I have been looking into ABA and learning all I can. I know in part what it is and what to do, but my struggle comes from being able to put it all together.  I have really wanted to do a schedule for him to structure things better as I realize at school, he does better as he uses his schedule.  The teacher he has in middle school knows ABA and is willing to help me. Reading how to do it is one thing..seeing it put into action is another as I am a visual person.
I have also noticed throughout the years that when he gets difficult, he is going to advance in some way.
Usually, when he does not get his own way, he will slam thin gs down, push doors hard, kicks at things, etc.
I talked with his teacher on Friday and she was very encouraging and yesterday this is what happened:


Braxton was misbehaving to which dad took his dvd's away. Dad simply took them and went into our room, locking the door behind him. Of course, Braxton whined and proceeded doing things to show his unhappiness by pushing things over, etc.

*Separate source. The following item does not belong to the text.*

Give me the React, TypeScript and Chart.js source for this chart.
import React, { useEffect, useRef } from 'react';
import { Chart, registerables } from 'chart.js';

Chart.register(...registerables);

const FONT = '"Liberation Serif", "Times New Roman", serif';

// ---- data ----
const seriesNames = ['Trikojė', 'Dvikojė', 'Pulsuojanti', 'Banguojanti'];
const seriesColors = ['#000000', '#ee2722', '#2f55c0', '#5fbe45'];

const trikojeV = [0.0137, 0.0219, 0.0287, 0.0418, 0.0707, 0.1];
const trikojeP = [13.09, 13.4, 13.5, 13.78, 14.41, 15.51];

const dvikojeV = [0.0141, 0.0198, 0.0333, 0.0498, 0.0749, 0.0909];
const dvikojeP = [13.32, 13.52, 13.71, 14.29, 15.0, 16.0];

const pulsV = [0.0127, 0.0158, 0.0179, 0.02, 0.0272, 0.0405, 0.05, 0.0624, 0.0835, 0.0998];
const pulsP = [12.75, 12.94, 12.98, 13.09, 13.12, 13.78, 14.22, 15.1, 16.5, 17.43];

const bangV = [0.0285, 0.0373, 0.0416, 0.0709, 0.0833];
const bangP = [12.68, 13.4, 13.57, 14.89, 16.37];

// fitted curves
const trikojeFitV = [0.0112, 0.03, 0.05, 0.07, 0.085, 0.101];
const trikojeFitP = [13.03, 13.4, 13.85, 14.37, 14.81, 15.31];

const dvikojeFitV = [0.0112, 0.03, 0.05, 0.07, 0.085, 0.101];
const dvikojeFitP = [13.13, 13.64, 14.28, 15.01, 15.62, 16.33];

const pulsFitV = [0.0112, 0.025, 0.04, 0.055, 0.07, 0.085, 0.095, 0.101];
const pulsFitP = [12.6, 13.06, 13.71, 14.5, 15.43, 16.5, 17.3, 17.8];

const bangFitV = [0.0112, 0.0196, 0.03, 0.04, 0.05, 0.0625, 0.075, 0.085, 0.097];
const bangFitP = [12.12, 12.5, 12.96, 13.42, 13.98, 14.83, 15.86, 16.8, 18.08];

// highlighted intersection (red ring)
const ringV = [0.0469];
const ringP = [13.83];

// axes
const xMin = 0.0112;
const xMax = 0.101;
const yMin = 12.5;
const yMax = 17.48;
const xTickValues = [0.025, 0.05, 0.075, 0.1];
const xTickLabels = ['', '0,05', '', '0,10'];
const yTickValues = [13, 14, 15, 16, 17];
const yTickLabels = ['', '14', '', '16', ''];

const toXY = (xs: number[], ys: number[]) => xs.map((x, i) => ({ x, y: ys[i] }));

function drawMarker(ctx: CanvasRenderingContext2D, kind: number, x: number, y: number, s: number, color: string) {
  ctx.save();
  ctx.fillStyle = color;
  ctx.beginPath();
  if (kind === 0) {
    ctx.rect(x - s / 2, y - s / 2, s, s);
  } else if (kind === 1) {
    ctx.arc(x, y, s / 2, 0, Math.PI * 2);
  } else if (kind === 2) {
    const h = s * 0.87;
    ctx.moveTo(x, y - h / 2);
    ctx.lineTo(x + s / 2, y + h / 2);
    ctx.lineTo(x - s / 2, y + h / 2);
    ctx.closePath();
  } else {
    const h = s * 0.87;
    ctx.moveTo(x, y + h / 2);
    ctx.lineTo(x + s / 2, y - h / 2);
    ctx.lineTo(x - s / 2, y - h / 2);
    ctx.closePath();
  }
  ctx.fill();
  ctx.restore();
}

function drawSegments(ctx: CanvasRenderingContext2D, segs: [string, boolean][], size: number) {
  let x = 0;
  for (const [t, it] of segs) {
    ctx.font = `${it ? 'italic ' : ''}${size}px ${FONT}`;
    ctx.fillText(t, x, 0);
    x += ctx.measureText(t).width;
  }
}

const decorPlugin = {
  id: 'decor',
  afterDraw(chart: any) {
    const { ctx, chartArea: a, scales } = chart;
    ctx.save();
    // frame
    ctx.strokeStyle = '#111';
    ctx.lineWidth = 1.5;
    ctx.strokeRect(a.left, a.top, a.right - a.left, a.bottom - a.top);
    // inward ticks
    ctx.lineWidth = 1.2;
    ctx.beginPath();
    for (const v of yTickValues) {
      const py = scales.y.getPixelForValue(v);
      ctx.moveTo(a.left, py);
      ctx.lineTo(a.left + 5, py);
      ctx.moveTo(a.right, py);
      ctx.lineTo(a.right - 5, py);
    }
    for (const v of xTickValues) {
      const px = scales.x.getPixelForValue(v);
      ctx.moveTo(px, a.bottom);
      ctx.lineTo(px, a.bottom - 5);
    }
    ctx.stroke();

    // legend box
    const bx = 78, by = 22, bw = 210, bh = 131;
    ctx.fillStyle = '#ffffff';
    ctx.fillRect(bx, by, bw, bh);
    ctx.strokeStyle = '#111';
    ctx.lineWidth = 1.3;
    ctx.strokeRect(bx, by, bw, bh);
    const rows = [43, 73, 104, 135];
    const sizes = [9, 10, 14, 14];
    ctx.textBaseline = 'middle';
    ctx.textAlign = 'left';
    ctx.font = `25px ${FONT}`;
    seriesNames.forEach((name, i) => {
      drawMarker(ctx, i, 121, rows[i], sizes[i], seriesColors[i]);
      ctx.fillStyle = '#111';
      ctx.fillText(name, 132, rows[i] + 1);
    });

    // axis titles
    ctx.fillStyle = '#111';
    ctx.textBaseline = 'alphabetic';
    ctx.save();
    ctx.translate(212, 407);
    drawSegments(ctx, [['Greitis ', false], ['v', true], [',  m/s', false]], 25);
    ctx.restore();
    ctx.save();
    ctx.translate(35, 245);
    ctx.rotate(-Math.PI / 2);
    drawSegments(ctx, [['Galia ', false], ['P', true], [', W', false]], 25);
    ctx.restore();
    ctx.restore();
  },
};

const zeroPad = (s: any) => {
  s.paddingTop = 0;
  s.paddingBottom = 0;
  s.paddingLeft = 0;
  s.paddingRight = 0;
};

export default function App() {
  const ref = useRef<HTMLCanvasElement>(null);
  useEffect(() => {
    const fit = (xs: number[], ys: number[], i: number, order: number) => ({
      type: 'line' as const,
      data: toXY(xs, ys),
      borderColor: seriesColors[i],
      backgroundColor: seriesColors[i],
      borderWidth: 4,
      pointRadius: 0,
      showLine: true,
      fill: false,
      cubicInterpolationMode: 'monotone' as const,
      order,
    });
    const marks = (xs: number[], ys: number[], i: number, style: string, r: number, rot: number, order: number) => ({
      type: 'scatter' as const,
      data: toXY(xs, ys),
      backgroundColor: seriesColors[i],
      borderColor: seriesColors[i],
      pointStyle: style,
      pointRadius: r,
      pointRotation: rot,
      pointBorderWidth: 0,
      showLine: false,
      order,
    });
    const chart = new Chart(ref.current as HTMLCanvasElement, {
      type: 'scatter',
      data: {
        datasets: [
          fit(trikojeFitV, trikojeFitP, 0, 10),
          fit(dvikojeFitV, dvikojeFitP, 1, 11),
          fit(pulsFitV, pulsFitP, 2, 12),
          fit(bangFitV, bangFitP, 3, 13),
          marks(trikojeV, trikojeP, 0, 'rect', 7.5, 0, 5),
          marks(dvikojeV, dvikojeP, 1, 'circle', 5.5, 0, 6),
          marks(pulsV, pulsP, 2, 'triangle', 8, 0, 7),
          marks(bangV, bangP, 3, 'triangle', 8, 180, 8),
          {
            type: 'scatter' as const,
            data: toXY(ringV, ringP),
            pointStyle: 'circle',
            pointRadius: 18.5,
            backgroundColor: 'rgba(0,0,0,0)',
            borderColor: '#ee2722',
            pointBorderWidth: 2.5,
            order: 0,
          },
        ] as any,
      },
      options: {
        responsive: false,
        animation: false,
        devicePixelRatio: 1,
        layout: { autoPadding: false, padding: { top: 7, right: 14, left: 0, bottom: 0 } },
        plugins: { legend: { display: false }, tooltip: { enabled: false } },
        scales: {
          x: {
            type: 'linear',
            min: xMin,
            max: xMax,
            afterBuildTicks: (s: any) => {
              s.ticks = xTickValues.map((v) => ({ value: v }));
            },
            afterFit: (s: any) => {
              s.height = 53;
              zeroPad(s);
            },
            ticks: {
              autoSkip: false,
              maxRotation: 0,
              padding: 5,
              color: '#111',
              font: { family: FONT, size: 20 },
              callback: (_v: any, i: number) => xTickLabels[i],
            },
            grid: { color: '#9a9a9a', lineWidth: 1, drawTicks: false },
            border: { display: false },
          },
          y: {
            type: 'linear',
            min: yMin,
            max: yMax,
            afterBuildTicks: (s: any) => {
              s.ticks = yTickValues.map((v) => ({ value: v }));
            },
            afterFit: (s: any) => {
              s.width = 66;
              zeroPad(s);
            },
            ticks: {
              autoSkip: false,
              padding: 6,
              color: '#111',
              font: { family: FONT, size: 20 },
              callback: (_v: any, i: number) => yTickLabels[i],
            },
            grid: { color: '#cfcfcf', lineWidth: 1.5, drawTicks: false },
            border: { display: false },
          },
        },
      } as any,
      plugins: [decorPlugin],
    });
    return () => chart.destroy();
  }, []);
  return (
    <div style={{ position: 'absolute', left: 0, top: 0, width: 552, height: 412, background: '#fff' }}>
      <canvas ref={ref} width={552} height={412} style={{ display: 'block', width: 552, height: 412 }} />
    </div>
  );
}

The more he was ignored, the more he did.
When he asked me for his movies, I simply told him he needed to take it up with dad and apologize in a nice way.
After a few more minutes, Braxton told dad “I'm sorry daddy” and then followed it with a scream to which he was told that was not nice and he certainly did not get his movies back at that time. Several minutes went by with Braxton whining about his movies and me each time me saying “ You need to tell daddy you are sorry in a nice way.”
Braxton finally accomplished this with no screaming and dad came out and gave him his movies. Now, Braxton had them in hand and looked at dad and threw his movies. Dad calmly picked them up and went back into our room. Braxton once again apologized respectfully and they were returned.
But then our Braxton got that defiant look on his face and threw them again. Dad once again picked them up and said “You will not get your movies back until morning.”
Braxton's eyes got wide as he realized what dad said and burst into big sobbing. Dad then put the movies into the video closet and locked the door. After a bit, Braxton calmed down and this morning , he was given back his movies :)

Today, I noticed he listened much better. Even though, I had once incident in which he threw his DVD's, he immediately calmed himself down  and picked them back up calmly.